Information supplied
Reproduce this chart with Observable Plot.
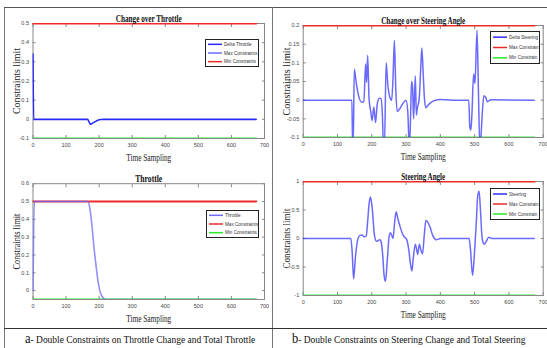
<!DOCTYPE html>
<html>
<head>
<meta charset="utf-8">
<script src="https://cdn.jsdelivr.net/npm/d3@7"></script>
<script src="https://cdn.jsdelivr.net/npm/@observablehq/plot@0.6"></script>
<style>
  html, body { margin: 0; padding: 0; background: #fff; }
  #fig { position: relative; width: 547px; height: 348px; background: #fff; overflow: hidden; }
  .hline { position: absolute; height: 0; border-top: 1.5px solid #555; }
  .vline { position: absolute; width: 0; border-left: 1.5px solid #777; }
  .caption { position: absolute; font-family: "Liberation Serif", serif; font-size: 11px; color: #111; white-space: nowrap; transform-origin: left center; }
  .caption .big { font-size: 14.5px; }
  svg g[aria-label="x-axis label"] text, svg g[aria-label="y-axis label"] text { font-family: "Liberation Serif", serif; font-size: 9.5px; fill: #222; }
  svg g[aria-label="x-axis tick label"] text, svg g[aria-label="y-axis tick label"] text { font-size: 5.5px; fill: #444; }
</style>
</head>
<body>
<div id="fig"></div>
<script>
// ---------- DATA ----------
const xTicks = [0, 100, 200, 300, 400, 500, 600, 700];
const limitT = [0, 675];

// Panel a (top): change over throttle
const dThrottleT = [0, 2, 165, 170, 174, 180, 188, 196, 204, 215, 675];
const dThrottleV = [0.34, 0, 0, -0.015, -0.026, -0.02, -0.012, -0.005, -0.001, 0, 0];
const dThrottleMax = [0.5, 0.5];
const dThrottleMin = [-0.1, -0.1];
const dThrottleTicks = [-0.1, 0, 0.1, 0.2, 0.3, 0.4, 0.5];

// Panel a (bottom): throttle
const throttleT = [0, 4, 166, 172, 178, 184, 190, 196, 202, 208, 214, 220, 675];
const throttleV = [0, 0.5, 0.5, 0.46, 0.37, 0.25, 0.15, 0.06, 0.0, -0.03, -0.045, -0.05, -0.05];
const throttleMax = [0.5, 0.5];
const throttleMin = [-0.05, -0.05];
const throttleTicks = [0, 0.1, 0.2, 0.3, 0.4, 0.5, 0.6];

// Panel b (top): change over steering angle
const dSteerT = [0, 142, 144, 146, 149, 155, 162, 170, 177, 182, 185, 188, 192, 197, 201, 206, 211, 216, 222, 227, 231, 234, 237, 242, 247, 252, 258, 262, 266, 270, 274, 280, 290, 300, 305, 308, 310, 313, 316, 319, 322, 327, 330, 333, 338, 343, 346, 350, 354, 358, 363, 370, 385, 400, 420, 440, 483, 486, 489, 492, 497, 501, 507, 511, 515, 519, 522, 527, 532, 537, 547, 674];
const dSteerV = [0, 0, -0.12, -0.12, 0.083, 0.045, 0.01, -0.005, -0.004, 0.097, 0.048, 0.12, 0.005, -0.03, -0.055, -0.018, -0.06, -0.01, 0.005, 0.004, -0.04, -0.12, -0.12, 0.1, 0.04, 0.01, 0.0, 0.06, 0.16, 0.03, -0.03, -0.025, -0.01, 0, -0.03, -0.1, -0.12, -0.05, 0.05, 0.035, -0.05, 0.065, -0.04, -0.02, 0.0, 0.09, 0.14, 0.07, 0.0, -0.02, -0.015, -0.008, 0, 0.002, 0.001, 0, 0, -0.072, -0.08, -0.04, 0.07, 0.045, 0.187, 0.03, -0.12, -0.09, -0.04, 0.012, 0.008, -0.004, 0.001, 0];
const dSteerMax = [0.2, 0.2];
const dSteerMin = [-0.1, -0.1];
const dSteerTicks = [-0.1, -0.05, 0, 0.05, 0.1, 0.15, 0.2];

// Panel b (bottom): steering angle
const steerT = [0, 139, 143, 147, 152, 158, 165, 172, 178, 184, 188, 192, 196, 201, 208, 214, 218, 223, 227, 232, 236, 240, 245, 250, 254, 258, 262, 267, 271, 276, 283, 292, 302, 308, 313, 317, 321, 327, 331, 334, 337, 339, 343, 348, 353, 358, 364, 370, 378, 388, 400, 484, 488, 494, 499, 505, 509, 513, 517, 522, 528, 534, 541, 550, 674];
const steerV = [0, 0, -0.25, -0.71, -0.35, -0.05, 0.05, 0.06, 0.03, 0.05, 0.3, 0.6, 0.73, 0.55, 0.05, -0.05, -0.04, -0.02, -0.05, -0.3, -0.65, -0.75, -0.4, 0.0, 0.1, 0.06, 0.0, 0.3, 0.47, 0.35, 0.2, 0.05, -0.02, -0.2, -0.45, -0.57, -0.35, -0.1, -0.2, -0.28, -0.15, -0.1, -0.2, -0.27, 0.05, 0.32, 0.28, 0.2, 0.05, -0.02, 0, 0, -0.2, -0.65, -0.3, 0.3, 0.75, 0.83, 0.5, 0.0, -0.1, -0.05, 0.02, 0, 0];
const steerMax = [1, 1];
const steerMin = [-1, -1];
const steerTicks = [-1, -0.5, 0, 0.5, 1];

const BLUE = "#2b2bff";
const LIGHTBLUE = "#6b6bff";
const RED = "#ee2a2a";
const GREEN = "#2ae82a";

const fig = document.getElementById("fig");

function rows(t, v) { return t.map((d, i) => ({t: d, v: v[i]})); }

function fitText(svg, selector, len) {
  svg.querySelectorAll(selector).forEach(t => {
    t.setAttribute("textLength", len);
    t.setAttribute("lengthAdjust", "spacingAndGlyphs");
  });
}

function panel({left, top, width, height, margin, yDomain, yTicks, title, series, fit}) {
  const chart = Plot.plot({
    width, height,
    marginLeft: margin[3], marginRight: margin[1], marginTop: margin[0], marginBottom: margin[2],
    style: {fontFamily: "Liberation Sans, sans-serif", fontSize: "5.5px", background: "transparent", overflow: "visible"},
    x: {domain: [0, 700]},
    y: {domain: yDomain},
    marks: [
      Plot.frame({stroke: "#888", strokeWidth: 1}),
      Plot.axisX({anchor: "bottom", ticks: xTicks, tickSize: -3, tickPadding: 8, stroke: "#888", tickFormat: d => String(d),
        label: "Time Sampling", labelAnchor: "center", labelOffset: 22, labelArrow: "none"}),
      Plot.axisX({anchor: "top", ticks: xTicks, tickSize: -3, stroke: "#888", tickFormat: () => "", label: null}),
      Plot.axisY({anchor: "left", ticks: yTicks, tickSize: -3, tickPadding: 7, stroke: "#888", tickFormat: d => String(d),
        label: "Constraints limit", labelAnchor: "center", labelOffset: 20, labelArrow: "none"}),
      Plot.axisY({anchor: "right", ticks: yTicks, tickSize: -3, stroke: "#888", tickFormat: () => "", label: null}),
      ...series.map(s => Plot.line(rows(s.t, s.v), {x: "t", y: "v", stroke: s.stroke, strokeWidth: s.w,
        strokeOpacity: s.op ?? 1, curve: s.curve ?? "linear", clip: true})),
      Plot.text([title], {frameAnchor: "top", dy: -8, fontFamily: "Liberation Serif, serif", fontWeight: "bold",
        fontSize: 9.5, fill: "#111"})
    ]
  });
  fitText(chart, 'g[aria-label="text"] text', fit[0]);
  fitText(chart, 'g[aria-label="x-axis label"] text', fit[1]);
  fitText(chart, 'g[aria-label="y-axis label"] text', fit[2]);
  chart.style.position = "absolute";
  chart.style.left = left + "px";
  chart.style.top = top + "px";
  fig.appendChild(chart);
}

function legend({left, top, width, height, entries}) {
  const svg = d3.create("svg").attr("width", width).attr("height", height)
    .style("position", "absolute").style("left", left + "px").style("top", top + "px");
  svg.append("rect").attr("x", 0.5).attr("y", 0.5).attr("width", width - 1).attr("height", height - 1)
    .attr("fill", "#fff").attr("stroke", "#222").attr("stroke-width", 1);
  const step = (height - 2) / entries.length;
  entries.forEach(([label, color], i) => {
    const y = 1 + step * (i + 0.5);
    svg.append("line").attr("x1", 3).attr("x2", 17).attr("y1", y).attr("y2", y)
      .attr("stroke", color).attr("stroke-width", 1.5);
    svg.append("text").attr("x", 19).attr("y", y).attr("dy", "0.35em")
      .attr("font-family", "Liberation Sans Narrow, Liberation Sans, sans-serif").attr("font-size", 4.6)
      .attr("fill", "#333").text(label);
  });
  fig.appendChild(svg.node());
}

function line(cls, style) { const e = document.createElement("div"); e.className = cls; Object.assign(e.style, style); fig.appendChild(e); }

// Panel a top
panel({left: 0, top: 0, width: 272, height: 170, margin: [23, 8, 32, 32.5], yDomain: [-0.1, 0.5], yTicks: dThrottleTicks,
  title: "Change over Throttle", fit: [66, 45, 66],
  series: [
    {t: limitT, v: dThrottleMax, stroke: RED, w: 2},
    {t: limitT, v: dThrottleMin, stroke: GREEN, w: 2.2},
    {t: dThrottleT, v: dThrottleV, stroke: BLUE, w: 1.6, curve: "monotone-x"}
  ]});
legend({left: 205, top: 39, width: 54, height: 28, entries: [["Delta Throttle", BLUE], ["Max Constraints", LIGHTBLUE], ["Min Constraints", RED]]});

// Panel b top
panel({left: 272, top: 0, width: 275, height: 170, margin: [25, 4.3, 33, 30.7], yDomain: [-0.1, 0.2], yTicks: dSteerTicks,
  title: "Change over Steering Angle", fit: [84, 45, 68],
  series: [
    {t: limitT, v: dSteerMax, stroke: RED, w: 2},
    {t: limitT, v: dSteerMin, stroke: GREEN, w: 2.2},
    {t: dSteerT, v: dSteerV, stroke: BLUE, w: 1.5, op: 0.7, curve: "monotone-x"}
  ]});
legend({left: 490, top: 31, width: 50, height: 33, entries: [["Delta Steering", BLUE], ["Max Constrain", RED], ["Min Constrain", GREEN]]});

// Panel a bottom
panel({left: 0, top: 165, width: 272, height: 165, margin: [18.2, 8, 31, 32.5], yDomain: [-0.05, 0.6], yTicks: throttleTicks,
  title: "Throttle", fit: [27, 45, 56],
  series: [
    {t: limitT, v: throttleMax, stroke: RED, w: 2},
    {t: limitT, v: throttleMin, stroke: GREEN, w: 2.2},
    {t: throttleT, v: throttleV, stroke: LIGHTBLUE, w: 1.6, op: 0.75, curve: "monotone-x"}
  ]});
legend({left: 206, top: 210, width: 53, height: 28, entries: [["Throttle", LIGHTBLUE], ["Max Constraints", RED], ["Min Constraints", GREEN]]});

// Panel b bottom
panel({left: 272, top: 165, width: 275, height: 165, margin: [16, 4.3, 35, 30.7], yDomain: [-1, 1], yTicks: steerTicks,
  title: "Steering Angle", fit: [44, 45, 60],
  series: [
    {t: limitT, v: steerMax, stroke: RED, w: 2},
    {t: limitT, v: steerMin, stroke: GREEN, w: 2.2},
    {t: steerT, v: steerV, stroke: BLUE, w: 1.5, op: 0.7, curve: "monotone-x"}
  ]});
legend({left: 490, top: 188, width: 50, height: 32, entries: [["Steering", BLUE], ["Max Constrain", RED], ["Min Constrain", GREEN]]});

// Figure borders
line("vline", {left: "4px", top: "7px", height: "341px"});
line("hline", {left: "4px", top: "7px", width: "543px"});
line("vline", {left: "272px", top: "7px", height: "341px"});
line("hline", {left: "4px", top: "328px", width: "543px", borderTopColor: "#333"});

// Captions
function caption(left, html, scale) {
  const c = document.createElement("div");
  c.className = "caption";
  c.innerHTML = html;
  Object.assign(c.style, {left: left + "px", top: "330px", transform: `scaleX(${scale})`});
  fig.appendChild(c);
}
caption(25, '<span class="big">a</span>- Double Constraints on Throttle Change and Total Throttle', 0.86);
caption(292, '<span class="big">b</span>- Double Constraints on Steering Change and Total Steering', 0.86);
</script>
</body>
</html>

Task brief
Transcribe the opening line of the listing above, please, and every line after it through the line with "const throttleTicks = [0, 0.1, 0.2, 0.3, 0.4, 0.5, 0.6];", word for word, without pictures.

Task output
Reproduce this chart with Observable Plot.
<!DOCTYPE html>
<html>
<head>
<meta charset="utf-8">
<script src="https://cdn.jsdelivr.net/npm/d3@7"></script>
<script src="https://cdn.jsdelivr.net/npm/@observablehq/plot@0.6"></script>
<style>
  html, body { margin: 0; padding: 0; background: #fff; }
  #fig { position: relative; width: 547px; height: 348px; background: #fff; overflow: hidden; }
  .hline { position: absolute; height: 0; border-top: 1.5px solid #555; }
  .vline { position: absolute; width: 0; border-left: 1.5px solid #777; }
  .caption { position: absolute; font-family: "Liberation Serif", serif; font-size: 11px; color: #111; white-space: nowrap; transform-origin: left center; }
  .caption .big { font-size: 14.5px; }
  svg g[aria-label="x-axis label"] text, svg g[aria-label="y-axis label"] text { font-family: "Liberation Serif", serif; font-size: 9.5px; fill: #222; }
  svg g[aria-label="x-axis tick label"] text, svg g[aria-label="y-axis tick label"] text { font-size: 5.5px; fill: #444; }
</style>
</head>
<body>
<div id="fig"></div>
<script>
// ---------- DATA ----------
const xTicks = [0, 100, 200, 300, 400, 500, 600, 700];
const limitT = [0, 675];

// Panel a (top): change over throttle
const dThrottleT = [0, 2, 165, 170, 174, 180, 188, 196, 204, 215, 675];
const dThrottleV = [0.34, 0, 0, -0.015, -0.026, -0.02, -0.012, -0.005, -0.001, 0, 0];
const dThrottleMax = [0.5, 0.5];
const dThrottleMin = [-0.1, -0.1];
const dThrottleTicks = [-0.1, 0, 0.1, 0.2, 0.3, 0.4, 0.5];

// Panel a (bottom): throttle
const throttleT = [0, 4, 166, 172, 178, 184, 190, 196, 202, 208, 214, 220, 675];
const throttleV = [0, 0.5, 0.5, 0.46, 0.37, 0.25, 0.15, 0.06, 0.0, -0.03, -0.045, -0.05, -0.05];
const throttleMax = [0.5, 0.5];
const throttleMin = [-0.05, -0.05];
const throttleTicks = [0, 0.1, 0.2, 0.3, 0.4, 0.5, 0.6];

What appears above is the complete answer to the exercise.